ですから、化学的なことからすると、生糞尿には、窒素や加里などの肥料成分は堆肥化するより多く含まれるのでそのまま肥料として利用方がよいという考え方もありますが、一方では、病気などの発生するリスクも高まりますので、現在は生より堆肥の方を使う方が多いようです。
特に、良質な堆肥を使うと、作物の品質が向上することは多くの試験などで実証されています。
そこで、ただ攪拌すればよいのではなく、十分に微生物の活動ができるように時間を置くことが必要なのです。ですから、今回の装置の使い方は、発酵させるのではなく、まさに攪拌させるだけの装置になっていたのです。
そこで、この場面での答えは、毎日攪拌させるのではなく、半月でも攪拌させないでおいてどうなるかをみるべきでしょう-おそらく品温は上がると思います。

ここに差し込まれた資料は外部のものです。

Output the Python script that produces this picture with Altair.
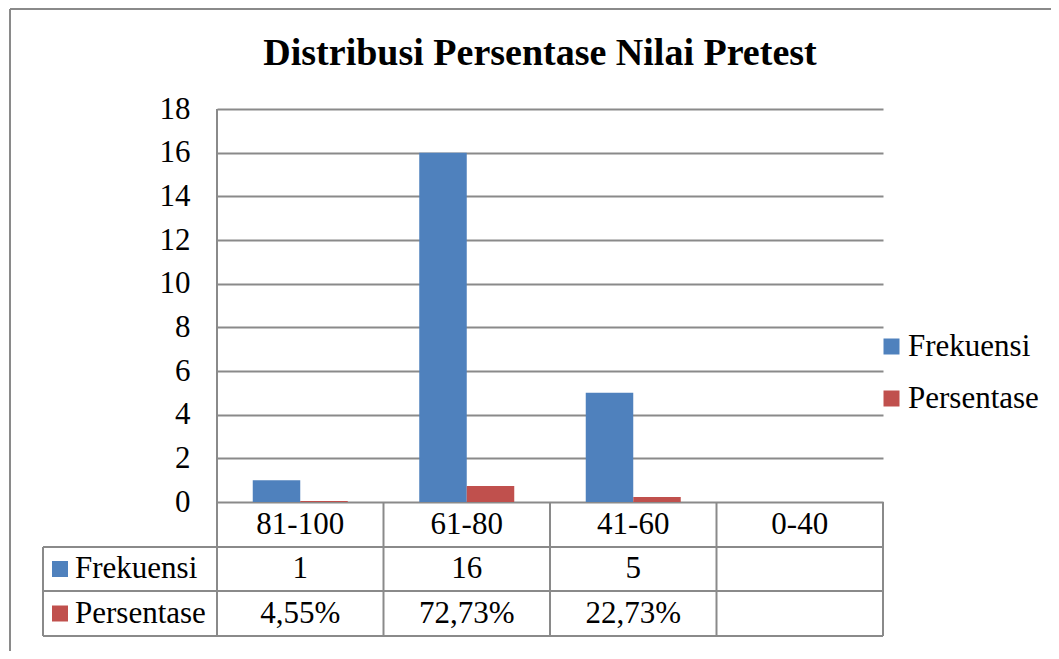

-その後、話を聞くと完全にオーバーしてしまし、装置を使っていないとのことでした-
このような話は、どこにでもたくさんあります。

あ-残念ですが!!!!!!

水曜日, 1月 03, 2007

堆肥をどうしよう?-3

堆肥に水分調整されていないと、いわゆる発酵が起きません。
そこで、堆肥作りには水分調整剤を使わなくてはいけないのですが、ここで困った問題があります。
それは、水分調整剤を加えた分だけ容量が増えてしまうのです。
意外とこのことを理解されていないケースに出くわすことがあります。
これは、当然ことで本来糞だけであれば、発酵させると水分が減り、容量(がさ)が減ってきます。
そのために、堆肥作りを本格的にすると思ったよりも容量が少なります。
しかし、水分調整剤を多く混ぜ込むと、予定していた容量より多くなり、堆肥の堆積場が間に合わなくなることになります。実際に堆積場からあふれた堆肥をどうしようもなくなり、また堆肥の発酵装置に入れるといった笑えないような話もあります。
これらのことは、いかに堆肥作りの基本をわからないで、機械任せ(あるいは業者任せ)したために起こるもので、自分で堆肥作りを考えていけばもっとよい方法があったのではないかと思う現場が最近あまりにも多くあります。(残念なことですが)
また、ある装置は。毎日堆肥作りのために。1日1回の糞を攪拌するようになっていたのですが、全く温度が上がらないで、ただ攪拌を行なっていました。
農家の方に、「これでは堆肥にならないでしょう?」と聞くと「全く温度が上がらないので、堆肥になりません」という答えでした。そこで、「これからどうするのですか?」と聞くと、「メーカーに調整してもらっていますから、そのうち大丈夫でしょう」ということでした。
この話を聞いて、思わず「このままでは難しいかもしれませんね」と言ってしまいました。
農家さんは、「どうしてですか?」と聞かれたので、「これでは、堆肥を作る微生物が繁殖できないでしょうね」と答えると、農家の方は、全く意味がわからないようでした。
さて、皆さんはこの答えがわかりますか? ちょっと考えてみてください。